労働生産性や付加価値を向上させるための施策の中で、デジタル技術の活用は特に重要であると考えています。そのためにはデジタル人材の育成が不可欠です。生産性向上や新事業創出を実現するために、AIやIoTといった新しい技術を使いこなせる人材の重要性は更に高まります。デジタル技術だけでなく、日本・世界に通用する人材が北陸にいるような社会を目指したいと考えています。
当会では昨年富山大学と連携し、企業の実務者向けにデータサイエンス講座を開講しました。従業員の能力向上・再教育(リスキリング)は付加価値向上に不可欠であり、このような産学官が連携したデジタル人材の育成や社会人の学び直し・再教育の場の充実に引き続き取り組んでいく必要があります。
3本目の柱は「ダイバーシティ&インクルージョン」ブランド化の推進です。
多様性と一体性の両立に向けては、北陸地域内外の多様な人々から「北陸で働きたい」と思っていただけるような、魅力あふれる企業や職場を地域に数多く作っていくことが大切です。

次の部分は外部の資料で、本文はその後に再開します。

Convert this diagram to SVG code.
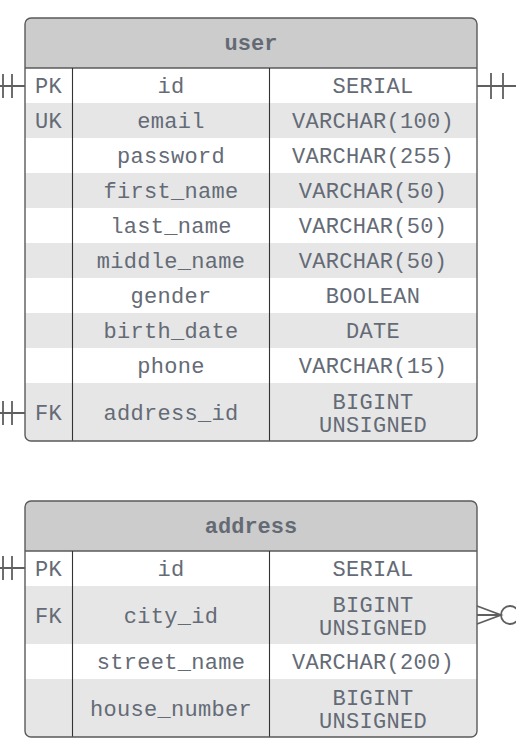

その最重要ポイントは女性活躍です。当会は昨年、北陸三県出身の女性を対象に就業意識調査を実施しました。このアンケートで、首都圏で働く女性、北陸で働く女性ともに就職先を選ぶ際に「結婚、出産してもずっと働けること」を重視しており、その満足度は北陸で働く女性が高いという結果が出ました。また、首都圏で働く若い女性は首都圏には「希望の職種がある」と答える比率が高いという結果も出ました。
女性がやりたい仕事にチャレンジでき、ずっと働けるような環境を整えることで、「北陸は女性が働きやすい地域」とのブランドを確立したいと考えております。
この第五次中期アクションプランの初年度となる「2021年度事業活動方針」の主な事業活動ですが、まず、社会基盤整備の促進として、北陸新幹線の大阪までの早期全線開業に引き続き取り組んでまいります。社会基盤としての行政・社会システムにかかるデジタル化に向け、要望活動、情報発信に取り組みます。
次に、労働生産性の向上と成長として、デジタル技術の活用事例の発信やデジタル人材の育成などに取り組みます。
続いて、「ダイバーシティ&インクルージョン」の推進として「女性が働きやすい北陸」とのブランドづくりに向けた具体的取組の提言などに取り組みます。
新たなアクションプランのもと「スマート・リージョン北陸」を目指して事業に取り組んでまいります。
皆様からのより一層のご支援、ご協力をお願い申し上げまして、私の年頭のご挨拶とさせていただきます。